═════ Supplied material
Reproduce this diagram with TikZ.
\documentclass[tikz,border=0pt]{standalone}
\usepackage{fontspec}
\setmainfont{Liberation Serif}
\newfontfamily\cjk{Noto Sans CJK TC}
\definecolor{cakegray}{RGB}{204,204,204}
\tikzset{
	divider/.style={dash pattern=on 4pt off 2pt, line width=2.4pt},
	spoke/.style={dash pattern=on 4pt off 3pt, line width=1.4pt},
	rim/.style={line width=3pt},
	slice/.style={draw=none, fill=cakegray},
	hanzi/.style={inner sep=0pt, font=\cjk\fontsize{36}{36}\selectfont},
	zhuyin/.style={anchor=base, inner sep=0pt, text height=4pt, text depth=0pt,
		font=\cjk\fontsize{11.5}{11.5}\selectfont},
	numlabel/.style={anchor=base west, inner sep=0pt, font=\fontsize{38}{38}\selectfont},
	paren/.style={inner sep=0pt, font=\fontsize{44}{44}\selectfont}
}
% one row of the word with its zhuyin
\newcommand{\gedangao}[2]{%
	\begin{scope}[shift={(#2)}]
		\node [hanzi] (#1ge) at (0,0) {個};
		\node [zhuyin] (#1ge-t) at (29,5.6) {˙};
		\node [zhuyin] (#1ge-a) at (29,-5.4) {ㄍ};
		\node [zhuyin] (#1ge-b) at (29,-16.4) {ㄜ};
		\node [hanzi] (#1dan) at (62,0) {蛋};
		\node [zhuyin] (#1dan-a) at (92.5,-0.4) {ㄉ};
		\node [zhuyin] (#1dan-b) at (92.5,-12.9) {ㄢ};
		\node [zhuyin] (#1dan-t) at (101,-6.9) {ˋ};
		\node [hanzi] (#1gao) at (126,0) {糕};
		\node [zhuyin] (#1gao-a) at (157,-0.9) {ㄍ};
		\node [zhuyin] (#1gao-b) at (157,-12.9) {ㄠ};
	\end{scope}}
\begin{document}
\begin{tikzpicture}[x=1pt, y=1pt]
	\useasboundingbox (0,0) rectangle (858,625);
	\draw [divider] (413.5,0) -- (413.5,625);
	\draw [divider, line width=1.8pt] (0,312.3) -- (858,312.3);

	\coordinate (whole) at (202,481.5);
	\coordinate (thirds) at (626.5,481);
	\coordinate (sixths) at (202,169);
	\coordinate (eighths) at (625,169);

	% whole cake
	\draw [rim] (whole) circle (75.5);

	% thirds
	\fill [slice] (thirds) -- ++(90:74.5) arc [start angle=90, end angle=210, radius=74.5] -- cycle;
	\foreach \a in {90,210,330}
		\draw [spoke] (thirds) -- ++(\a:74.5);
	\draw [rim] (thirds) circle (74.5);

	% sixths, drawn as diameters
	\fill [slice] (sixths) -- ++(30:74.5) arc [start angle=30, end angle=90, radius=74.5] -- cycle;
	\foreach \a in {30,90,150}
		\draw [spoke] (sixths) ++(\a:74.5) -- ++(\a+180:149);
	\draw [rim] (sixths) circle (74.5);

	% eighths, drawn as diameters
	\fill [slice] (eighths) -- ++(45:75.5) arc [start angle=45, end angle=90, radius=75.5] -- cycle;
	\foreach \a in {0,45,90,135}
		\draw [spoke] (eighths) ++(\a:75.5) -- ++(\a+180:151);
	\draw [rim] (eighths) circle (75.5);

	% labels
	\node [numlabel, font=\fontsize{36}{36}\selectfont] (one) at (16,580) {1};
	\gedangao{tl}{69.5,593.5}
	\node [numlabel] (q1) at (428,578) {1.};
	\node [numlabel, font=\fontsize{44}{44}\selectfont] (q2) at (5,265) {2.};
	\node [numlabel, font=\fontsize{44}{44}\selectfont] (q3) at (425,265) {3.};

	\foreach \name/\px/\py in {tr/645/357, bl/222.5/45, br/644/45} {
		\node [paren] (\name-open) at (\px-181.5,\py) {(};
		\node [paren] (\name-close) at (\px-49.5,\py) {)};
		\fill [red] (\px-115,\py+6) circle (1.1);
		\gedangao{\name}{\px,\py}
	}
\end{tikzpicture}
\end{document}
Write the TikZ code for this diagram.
══════════
═════ Supplied material
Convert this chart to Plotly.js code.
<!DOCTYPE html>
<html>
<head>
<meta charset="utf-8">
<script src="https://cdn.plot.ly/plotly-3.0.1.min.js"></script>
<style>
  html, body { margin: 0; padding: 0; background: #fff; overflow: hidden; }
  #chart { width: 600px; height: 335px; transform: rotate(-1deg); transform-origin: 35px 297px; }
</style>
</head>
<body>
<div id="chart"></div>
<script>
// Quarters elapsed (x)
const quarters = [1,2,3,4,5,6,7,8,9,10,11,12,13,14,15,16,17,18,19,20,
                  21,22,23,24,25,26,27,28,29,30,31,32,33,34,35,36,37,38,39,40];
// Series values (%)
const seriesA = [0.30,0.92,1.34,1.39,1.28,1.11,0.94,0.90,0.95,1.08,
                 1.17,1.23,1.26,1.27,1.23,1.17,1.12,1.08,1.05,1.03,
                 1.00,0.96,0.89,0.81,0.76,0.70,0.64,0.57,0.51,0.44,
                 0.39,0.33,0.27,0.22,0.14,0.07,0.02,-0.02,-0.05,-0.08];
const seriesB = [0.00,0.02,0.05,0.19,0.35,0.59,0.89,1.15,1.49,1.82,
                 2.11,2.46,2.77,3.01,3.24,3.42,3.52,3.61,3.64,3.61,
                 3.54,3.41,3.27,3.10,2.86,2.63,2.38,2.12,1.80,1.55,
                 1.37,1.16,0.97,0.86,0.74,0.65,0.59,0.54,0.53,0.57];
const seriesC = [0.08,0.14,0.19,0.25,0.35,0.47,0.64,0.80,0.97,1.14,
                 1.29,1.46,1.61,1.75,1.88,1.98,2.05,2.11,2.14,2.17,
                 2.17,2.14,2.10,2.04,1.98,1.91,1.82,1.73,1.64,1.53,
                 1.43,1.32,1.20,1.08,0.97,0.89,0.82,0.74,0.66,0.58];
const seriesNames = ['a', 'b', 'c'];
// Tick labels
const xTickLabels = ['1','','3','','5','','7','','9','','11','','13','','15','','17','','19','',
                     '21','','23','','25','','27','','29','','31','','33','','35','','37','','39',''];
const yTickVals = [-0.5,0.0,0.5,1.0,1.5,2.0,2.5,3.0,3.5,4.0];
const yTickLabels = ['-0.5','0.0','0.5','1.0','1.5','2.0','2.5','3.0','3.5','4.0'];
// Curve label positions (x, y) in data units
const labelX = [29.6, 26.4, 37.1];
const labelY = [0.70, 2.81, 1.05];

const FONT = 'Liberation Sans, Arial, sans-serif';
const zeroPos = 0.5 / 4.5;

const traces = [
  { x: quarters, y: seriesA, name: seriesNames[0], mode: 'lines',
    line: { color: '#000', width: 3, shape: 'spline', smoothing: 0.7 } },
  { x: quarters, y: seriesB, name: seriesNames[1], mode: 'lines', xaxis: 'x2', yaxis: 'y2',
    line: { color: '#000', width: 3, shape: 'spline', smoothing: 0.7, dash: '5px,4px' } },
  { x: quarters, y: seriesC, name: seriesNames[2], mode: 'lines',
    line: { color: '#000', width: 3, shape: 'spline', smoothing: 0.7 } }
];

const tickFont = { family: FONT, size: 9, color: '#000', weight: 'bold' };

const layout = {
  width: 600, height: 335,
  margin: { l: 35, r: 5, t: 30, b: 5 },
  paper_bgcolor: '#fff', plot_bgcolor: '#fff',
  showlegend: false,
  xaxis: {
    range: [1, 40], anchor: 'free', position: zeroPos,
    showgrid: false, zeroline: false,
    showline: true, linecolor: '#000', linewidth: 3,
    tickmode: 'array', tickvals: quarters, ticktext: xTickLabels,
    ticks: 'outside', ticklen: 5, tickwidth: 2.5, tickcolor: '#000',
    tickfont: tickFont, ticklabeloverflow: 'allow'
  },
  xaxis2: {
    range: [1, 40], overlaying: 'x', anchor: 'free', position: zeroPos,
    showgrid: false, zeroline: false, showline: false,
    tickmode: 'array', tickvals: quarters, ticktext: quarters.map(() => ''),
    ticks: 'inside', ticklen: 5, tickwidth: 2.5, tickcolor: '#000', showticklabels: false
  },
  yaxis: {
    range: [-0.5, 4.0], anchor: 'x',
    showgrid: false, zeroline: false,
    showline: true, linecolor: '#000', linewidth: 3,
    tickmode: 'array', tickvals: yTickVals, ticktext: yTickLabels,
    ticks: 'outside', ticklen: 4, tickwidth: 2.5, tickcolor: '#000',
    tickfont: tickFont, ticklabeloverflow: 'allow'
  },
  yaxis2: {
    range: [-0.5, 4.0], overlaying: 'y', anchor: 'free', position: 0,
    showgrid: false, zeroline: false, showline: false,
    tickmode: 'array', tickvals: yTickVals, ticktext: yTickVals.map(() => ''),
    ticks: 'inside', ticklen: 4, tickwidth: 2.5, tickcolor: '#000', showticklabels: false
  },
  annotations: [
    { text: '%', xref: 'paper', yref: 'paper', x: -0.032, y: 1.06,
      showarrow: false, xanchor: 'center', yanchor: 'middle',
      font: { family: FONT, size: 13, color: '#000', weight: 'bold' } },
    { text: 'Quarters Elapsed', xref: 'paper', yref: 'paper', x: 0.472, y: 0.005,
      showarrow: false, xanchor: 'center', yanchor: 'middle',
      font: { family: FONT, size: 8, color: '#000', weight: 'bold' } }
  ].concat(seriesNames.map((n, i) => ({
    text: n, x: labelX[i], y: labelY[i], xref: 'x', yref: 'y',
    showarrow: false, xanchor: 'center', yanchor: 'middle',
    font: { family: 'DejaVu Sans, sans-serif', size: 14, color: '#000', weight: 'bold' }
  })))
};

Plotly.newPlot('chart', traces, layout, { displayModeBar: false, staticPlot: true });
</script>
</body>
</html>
══════════
═════ Supplied material
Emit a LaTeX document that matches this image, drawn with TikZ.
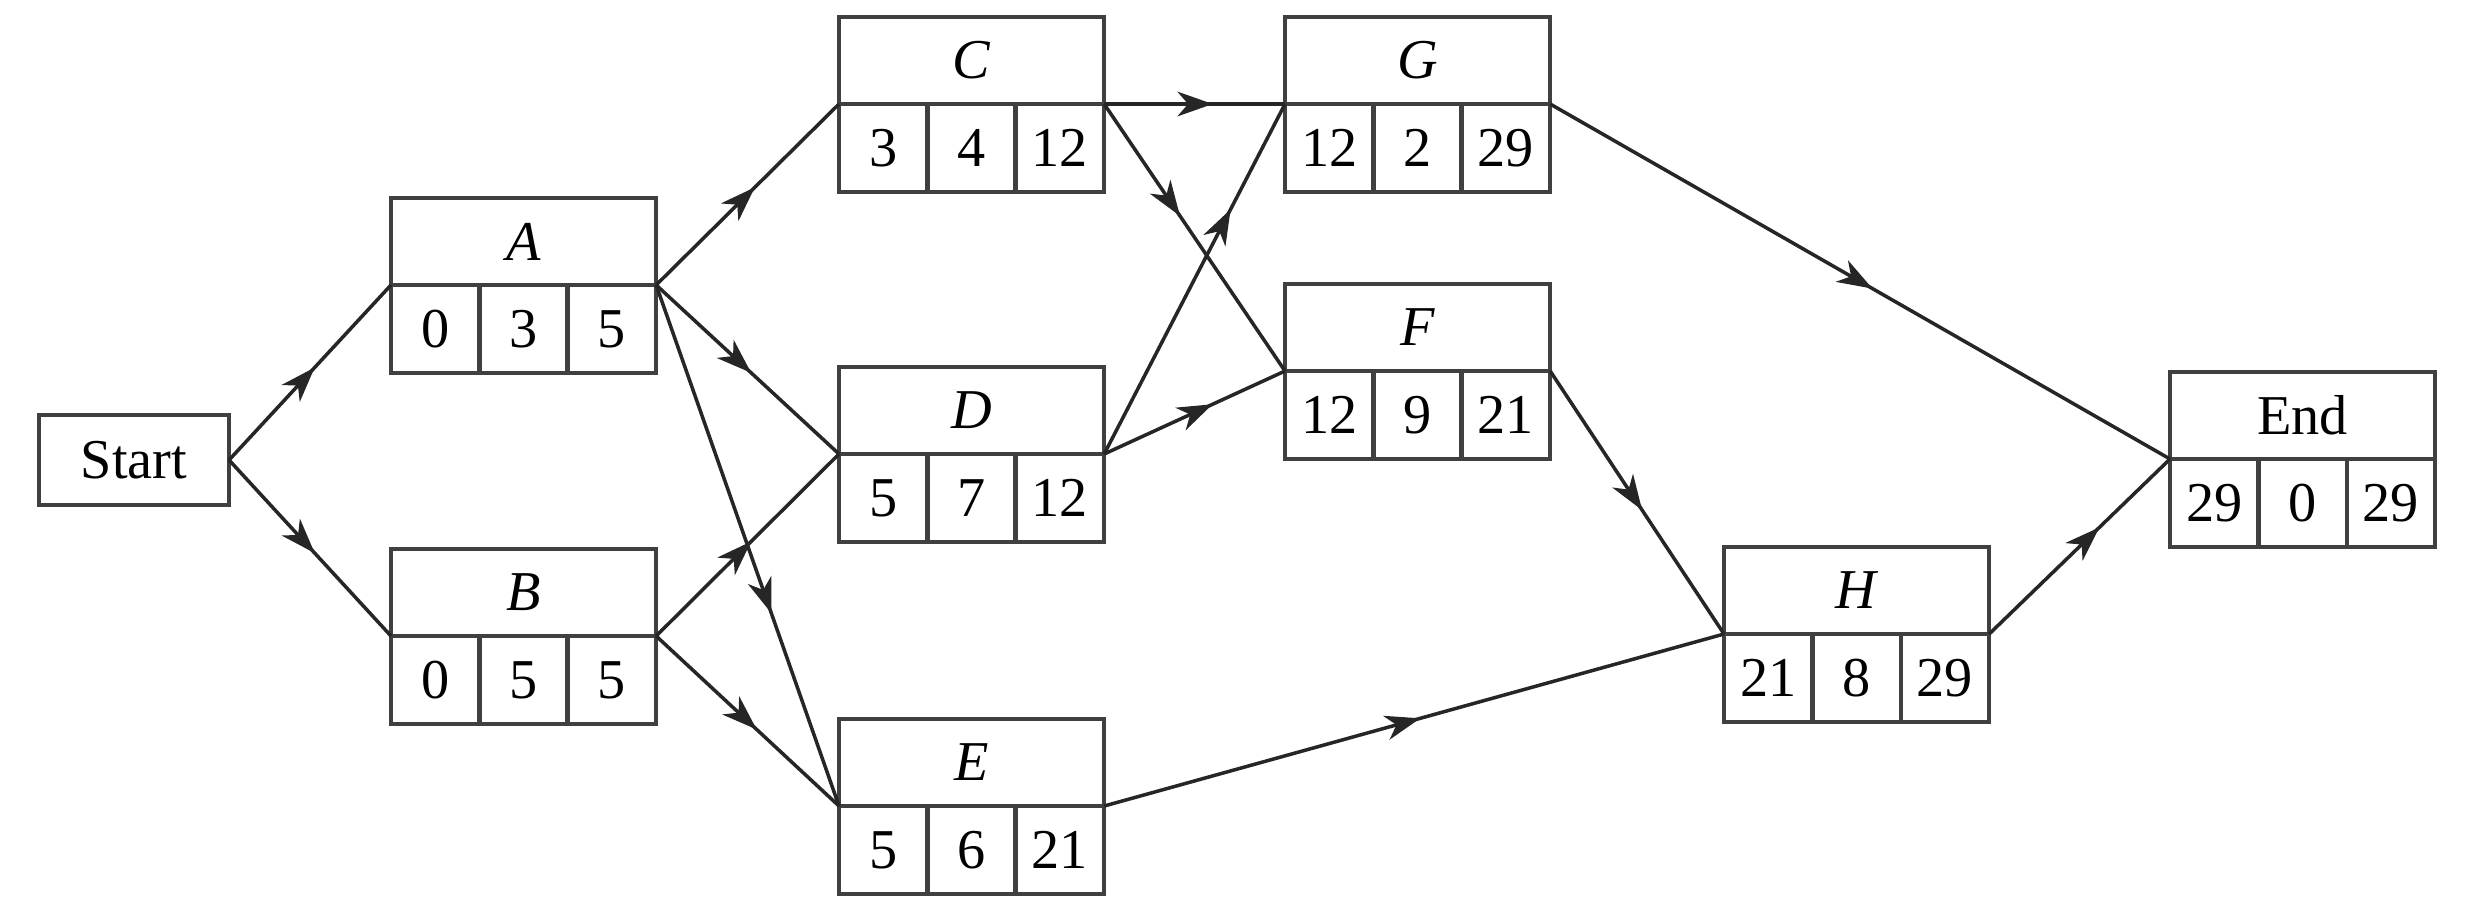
══════════
Everything from the line containing "Reproduce this diagram with TikZ." down to the line containing "(0,312.3) -- (858,312.3);" should be retyped exactly, both lines included, and nothing more.

> **Exercise result**
Reproduce this diagram with TikZ.
\documentclass[tikz,border=0pt]{standalone}
\usepackage{fontspec}
\setmainfont{Liberation Serif}
\newfontfamily\cjk{Noto Sans CJK TC}
\definecolor{cakegray}{RGB}{204,204,204}
\tikzset{
	divider/.style={dash pattern=on 4pt off 2pt, line width=2.4pt},
	spoke/.style={dash pattern=on 4pt off 3pt, line width=1.4pt},
	rim/.style={line width=3pt},
	slice/.style={draw=none, fill=cakegray},
	hanzi/.style={inner sep=0pt, font=\cjk\fontsize{36}{36}\selectfont},
	zhuyin/.style={anchor=base, inner sep=0pt, text height=4pt, text depth=0pt,
		font=\cjk\fontsize{11.5}{11.5}\selectfont},
	numlabel/.style={anchor=base west, inner sep=0pt, font=\fontsize{38}{38}\selectfont},
	paren/.style={inner sep=0pt, font=\fontsize{44}{44}\selectfont}
}
% one row of the word with its zhuyin
\newcommand{\gedangao}[2]{%
	\begin{scope}[shift={(#2)}]
		\node [hanzi] (#1ge) at (0,0) {個};
		\node [zhuyin] (#1ge-t) at (29,5.6) {˙};
		\node [zhuyin] (#1ge-a) at (29,-5.4) {ㄍ};
		\node [zhuyin] (#1ge-b) at (29,-16.4) {ㄜ};
		\node [hanzi] (#1dan) at (62,0) {蛋};
		\node [zhuyin] (#1dan-a) at (92.5,-0.4) {ㄉ};
		\node [zhuyin] (#1dan-b) at (92.5,-12.9) {ㄢ};
		\node [zhuyin] (#1dan-t) at (101,-6.9) {ˋ};
		\node [hanzi] (#1gao) at (126,0) {糕};
		\node [zhuyin] (#1gao-a) at (157,-0.9) {ㄍ};
		\node [zhuyin] (#1gao-b) at (157,-12.9) {ㄠ};
	\end{scope}}
\begin{document}
\begin{tikzpicture}[x=1pt, y=1pt]
	\useasboundingbox (0,0) rectangle (858,625);
	\draw [divider] (413.5,0) -- (413.5,625);
	\draw [divider, line width=1.8pt] (0,312.3) -- (858,312.3);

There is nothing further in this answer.